* [EXERCISE]
Identify and copy all lines of the material where the string "with" is found.

>> Begin RECORDED INFORMATION

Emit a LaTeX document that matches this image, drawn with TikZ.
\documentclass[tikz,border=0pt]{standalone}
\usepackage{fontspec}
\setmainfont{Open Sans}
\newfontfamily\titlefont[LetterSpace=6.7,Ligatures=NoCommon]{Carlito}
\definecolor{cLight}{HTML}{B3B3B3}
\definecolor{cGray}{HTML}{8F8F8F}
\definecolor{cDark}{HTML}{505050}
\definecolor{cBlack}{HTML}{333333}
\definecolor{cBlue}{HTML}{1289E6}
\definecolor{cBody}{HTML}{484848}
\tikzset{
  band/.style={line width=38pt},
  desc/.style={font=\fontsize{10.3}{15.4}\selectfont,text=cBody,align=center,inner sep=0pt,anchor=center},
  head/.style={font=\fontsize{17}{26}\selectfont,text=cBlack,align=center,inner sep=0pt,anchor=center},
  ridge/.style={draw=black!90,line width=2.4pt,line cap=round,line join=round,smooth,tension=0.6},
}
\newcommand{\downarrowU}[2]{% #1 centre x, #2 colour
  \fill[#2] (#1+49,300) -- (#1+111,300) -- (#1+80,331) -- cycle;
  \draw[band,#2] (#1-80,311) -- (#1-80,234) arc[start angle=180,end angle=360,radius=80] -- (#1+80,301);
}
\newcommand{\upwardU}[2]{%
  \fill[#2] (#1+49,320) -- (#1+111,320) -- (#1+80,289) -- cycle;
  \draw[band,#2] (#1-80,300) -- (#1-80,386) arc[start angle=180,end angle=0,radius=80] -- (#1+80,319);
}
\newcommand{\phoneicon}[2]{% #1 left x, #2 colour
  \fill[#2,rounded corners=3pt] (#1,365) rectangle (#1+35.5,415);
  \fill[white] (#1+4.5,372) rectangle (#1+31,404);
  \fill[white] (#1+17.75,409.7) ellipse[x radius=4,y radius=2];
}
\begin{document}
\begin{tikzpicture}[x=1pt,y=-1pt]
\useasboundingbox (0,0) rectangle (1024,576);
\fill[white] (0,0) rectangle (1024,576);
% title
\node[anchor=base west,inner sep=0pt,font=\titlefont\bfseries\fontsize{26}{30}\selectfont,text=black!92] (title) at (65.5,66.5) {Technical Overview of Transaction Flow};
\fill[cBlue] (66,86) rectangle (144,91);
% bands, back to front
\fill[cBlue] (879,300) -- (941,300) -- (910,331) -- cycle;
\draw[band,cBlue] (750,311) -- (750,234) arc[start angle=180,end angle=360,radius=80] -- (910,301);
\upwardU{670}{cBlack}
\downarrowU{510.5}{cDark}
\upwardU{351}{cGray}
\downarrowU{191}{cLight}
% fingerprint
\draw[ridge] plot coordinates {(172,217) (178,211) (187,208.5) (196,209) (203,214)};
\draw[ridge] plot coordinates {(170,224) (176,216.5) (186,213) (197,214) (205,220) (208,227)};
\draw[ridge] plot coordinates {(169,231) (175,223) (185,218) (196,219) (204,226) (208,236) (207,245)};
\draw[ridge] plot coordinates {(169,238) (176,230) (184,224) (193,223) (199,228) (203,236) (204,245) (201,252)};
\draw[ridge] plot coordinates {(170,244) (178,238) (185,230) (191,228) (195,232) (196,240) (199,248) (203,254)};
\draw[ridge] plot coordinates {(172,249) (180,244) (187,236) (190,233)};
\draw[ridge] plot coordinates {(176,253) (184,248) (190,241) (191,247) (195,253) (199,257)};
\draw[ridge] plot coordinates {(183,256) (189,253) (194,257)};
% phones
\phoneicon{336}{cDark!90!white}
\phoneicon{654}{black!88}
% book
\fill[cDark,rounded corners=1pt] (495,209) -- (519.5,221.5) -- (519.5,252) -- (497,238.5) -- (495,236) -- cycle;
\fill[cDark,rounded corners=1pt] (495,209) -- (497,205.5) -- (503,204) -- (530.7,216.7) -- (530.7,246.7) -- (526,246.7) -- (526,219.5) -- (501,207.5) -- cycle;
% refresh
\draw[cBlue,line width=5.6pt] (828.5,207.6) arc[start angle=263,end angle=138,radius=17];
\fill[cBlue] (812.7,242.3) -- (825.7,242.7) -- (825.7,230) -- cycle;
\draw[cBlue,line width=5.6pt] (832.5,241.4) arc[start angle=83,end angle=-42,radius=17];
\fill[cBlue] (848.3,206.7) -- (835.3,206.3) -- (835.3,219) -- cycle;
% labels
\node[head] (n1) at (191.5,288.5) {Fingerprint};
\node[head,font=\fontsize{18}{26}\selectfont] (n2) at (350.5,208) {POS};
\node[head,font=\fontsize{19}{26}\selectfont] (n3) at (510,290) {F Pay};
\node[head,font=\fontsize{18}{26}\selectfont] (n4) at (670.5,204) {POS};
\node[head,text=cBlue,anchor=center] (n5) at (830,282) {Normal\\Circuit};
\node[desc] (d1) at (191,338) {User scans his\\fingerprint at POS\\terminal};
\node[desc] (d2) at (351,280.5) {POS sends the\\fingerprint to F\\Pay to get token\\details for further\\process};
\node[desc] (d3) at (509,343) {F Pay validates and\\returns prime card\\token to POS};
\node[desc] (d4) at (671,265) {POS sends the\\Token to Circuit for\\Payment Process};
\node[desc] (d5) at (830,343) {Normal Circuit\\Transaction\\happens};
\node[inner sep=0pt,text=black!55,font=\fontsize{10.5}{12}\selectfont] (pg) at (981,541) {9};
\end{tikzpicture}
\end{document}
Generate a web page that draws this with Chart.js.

>> End RECORDED INFORMATION

* [ANSWER BELOW]
Emit a LaTeX document that matches this image, drawn with TikZ.
Generate a web page that draws this with Chart.js.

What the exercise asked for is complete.